How Whoopi Goldberg Got Her Big Break in Hollywood

Watching Whoopi Goldberg keep the peace every day on The View can feel strange sometimes. After all, this is a performer who’s won the biggest awards in show business and rubbed elbows with the industry’s greatest stars for decades.

In other words, telling Meghan McCain to calm down doesn’t always seem like the best use of her time. However, Whoopi has been at it on The View for more than a decade, and fans of the show love seeing her at the table every day. (She’s paid well for the job,too.)

Fans of Whoopi’s work in films and on Broadway might see it another way. Her sparkling performances in movies like Ghost and The Player made her a huge star in the ’90s, and no one can blame this group for wanting more.

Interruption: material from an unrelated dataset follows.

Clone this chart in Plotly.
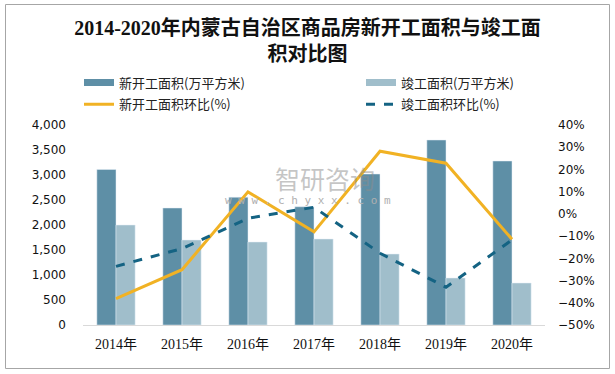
import plotly.graph_objects as go

years = ["2014年", "2015年", "2016年", "2017年", "2018年", "2019年", "2020年"]
new_start = [3110, 2340, 2555, 2365, 3020, 3700, 3280]
completed = [2000, 1700, 1660, 1720, 1420, 940, 840]
new_start_growth = [-38.1, -25.1, 9.9, -8.1, 28.2, 22.8, -11.4]
completed_growth = [-23.6, -15.6, -2.0, 3.0, -17.7, -33.0, -11.7]

names = ["新开工面积(万平方米)", "竣工面积(万平方米)", "新开工面积环比(%)", "竣工面积环比(%)"]
c_dark = "#5E8FA6"
c_light = "#A0BECB"
c_yellow = "#F1B224"
c_teal = "#146383"

W, H = 615, 374
L, R, T, B = 83, 545, 125, 325

fig = go.Figure()
fig.add_trace(go.Bar(x=years, y=new_start, marker_color=c_dark, name=names[0], showlegend=False))
fig.add_trace(go.Bar(x=years, y=completed, marker_color=c_light, name=names[1], showlegend=False))
fig.add_trace(go.Scatter(x=years, y=new_start_growth, yaxis="y2", mode="lines",
                         line=dict(color=c_yellow, width=3), name=names[2], showlegend=False))
fig.add_trace(go.Scatter(x=years, y=completed_growth, yaxis="y2", mode="lines",
                         line=dict(color=c_teal, width=3, dash="dash"), name=names[3], showlegend=False))

# legend entries
leg_font = dict(family="Noto Sans CJK SC", size=13, color="#222222")
fig.add_trace(go.Scatter(x=[None], y=[None], mode="lines", line=dict(color=c_dark, width=7),
                         name=names[0], legend="legend", legendgroup="a"))
fig.add_trace(go.Scatter(x=[None], y=[None], mode="lines", line=dict(color=c_yellow, width=3),
                         name=names[2], legend="legend", legendgroup="b"))
fig.add_trace(go.Scatter(x=[None], y=[None], mode="lines", line=dict(color=c_light, width=7),
                         name=names[1], legend="legend2", legendgroup="c"))
fig.add_trace(go.Scatter(x=[None], y=[None], mode="lines", line=dict(color=c_teal, width=3, dash="dash"),
                         name=names[3], legend="legend2", legendgroup="d"))

def py(p):
    return (B - p) / (B - T)

def px(p):
    return (p - L) / (R - L)

tick_font = dict(family="DejaVu Sans", size=12, color="#111111")

fig.update_layout(
    width=W, height=H,
    margin=dict(l=L, r=W - R, t=T, b=H - B, autoexpand=False),
    paper_bgcolor="white", plot_bgcolor="white",
    barmode="group", bargap=0.42, bargroupgap=0,
    title=dict(text="2014-2020年内蒙古自治区商品房新开工面积与竣工面<br>积对比图",
               x=0.5, xanchor="center", y=1 - 35 / H, yanchor="middle",
               font=dict(family="Liberation Serif, Noto Sans CJK SC", size=20, color="#111111", weight="bold")),
    xaxis=dict(type="category", showline=True, linecolor="#D9D9D9", linewidth=1, ticks="", showgrid=False,
               tickangle=0, ticklabelstandoff=6,
               tickfont=dict(family="Liberation Serif, Noto Sans CJK SC", size=14, color="#111111")),
    yaxis=dict(range=[0, 4000], dtick=500, tickformat=",", showgrid=False, zeroline=False,
               ticklabelstandoff=16, tickfont=tick_font),
    yaxis2=dict(range=[-50, 40], dtick=10, ticksuffix="%", overlaying="y", side="right",
                showgrid=False, zeroline=False, ticklabelstandoff=12, tickfont=tick_font),
    legend=dict(x=79 / W, xref="container", y=1 - 67.5 / H, yref="container",
                xanchor="left", yanchor="top", orientation="v", font=leg_font,
                tracegroupgap=2, bgcolor="rgba(0,0,0,0)"),
    legend2=dict(x=361 / W, xref="container", y=1 - 67.5 / H, yref="container",
                 xanchor="left", yanchor="top", orientation="v", font=leg_font,
                 tracegroupgap=2, bgcolor="rgba(0,0,0,0)"),
    shapes=[dict(type="rect", xref="paper", yref="paper",
                 x0=px(5.5), x1=px(609.5), y0=py(368.5), y1=py(4.5),
                 line=dict(color="#A6A6A6", width=1), fillcolor="rgba(0,0,0,0)", layer="below")],
    annotations=[
        dict(text="智研咨询", xref="paper", yref="paper", x=px(325), y=py(178), showarrow=False,
             yanchor="middle", font=dict(family="Noto Sans CJK SC", size=25, color="rgba(140,140,140,0.5)")),
        dict(text="w w w . c h y x x . c o m", xref="paper", yref="paper", x=px(308), y=py(200),
             yanchor="middle", showarrow=False,
             font=dict(family="DejaVu Sans Mono", size=11, color="#B0B0B0")),
    ],
)

fig.write_html("out.html", config={"displayModeBar": False},
               post_script="document.body.style.margin='0';document.body.style.padding='0';")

The story of how Whoopi ended up in a Steven Spielberg film — leading to her first Oscar nomination — is as good as they get. Here’s how she got her start in Hollywood in the ’80s.

Whoopi’s audition for Spielberg, Quincy Jones, and Michael Jackson

Whoopi Goldberg has conversation with Steven Spielberg off-camera from the film ‘The Color Purple’, 1985. | Warner Brothers/Getty Images

In the mid-’80s, Whoopi attracted buzz with The Spook Show, which ran at New York’s Dance Theater Workshop. It had taken her a while to get there. An ’84 Vanity Fair profile described scenes from her previous decade — including work in a funeral parlor as a mortician — before getting into comedy.

By the time she landed in New York with her show, Whoopi had Hollywood A-listers showing up to watch. Mike Nichols, who directed The Graduate and Who’s Afraid of Virginia Woolf?, described her as “a true artist” at one of her performances. (He helped get the show to Broadway.)

Meanwhile, Alice Walker, the author of The Color Purple, had recommended to Steven Spielberg that he audition Whoopi for his upcoming film adaptation of the book. For an up-and-coming comic, a Spielberg audition must have been intimidating.

In fact, it was much more intimidating than that. Along with Spielberg, Whoopi found Quincy Jones and Michael Jackson — the reigning King of pop himself — in the room for her audition. She nailed it anyway and got the part.

Why Spielberg chose Whoopi for ‘The Color Purple’

John Travolta, Whoopi Goldberg, Quincy Jones and Ella Fitzgerald | Ron Galella/WireImage

Whoopi’s Vanity Fair profile recounted a great reaction she had to the idea she could get a part in The Color Purple. “Honey, in The Color Purple, I’d play the dirt,” she said. But within a few seconds of her starting her audition for the role of Celie, Spielberg knew he had his lead actress.

“I knew you were Celie probably before you took your 15th breath,” Spielberg told Whoopi in an interview that ran on The View in 2016. “The reason I saw Celie in you was because of your strength. I would never hire a Celie who wasn’t strong. It has to be in [the actor’s] DNA.”

When it came time for the Academy to choose its nominees for 1985’s Best Actress, Whoopi got an Oscar nomination but not the award. (Angelica Huston won it for Prizzi’s Honor.) However, Whoopi did win the Golden Globe for Best Actress in a drama.

For her performance in 1990’s Ghost, Whoopi earned her second Oscar nomination (this time, for Best Supporting Actress). When she won that Oscar, there was nothing that could stop her.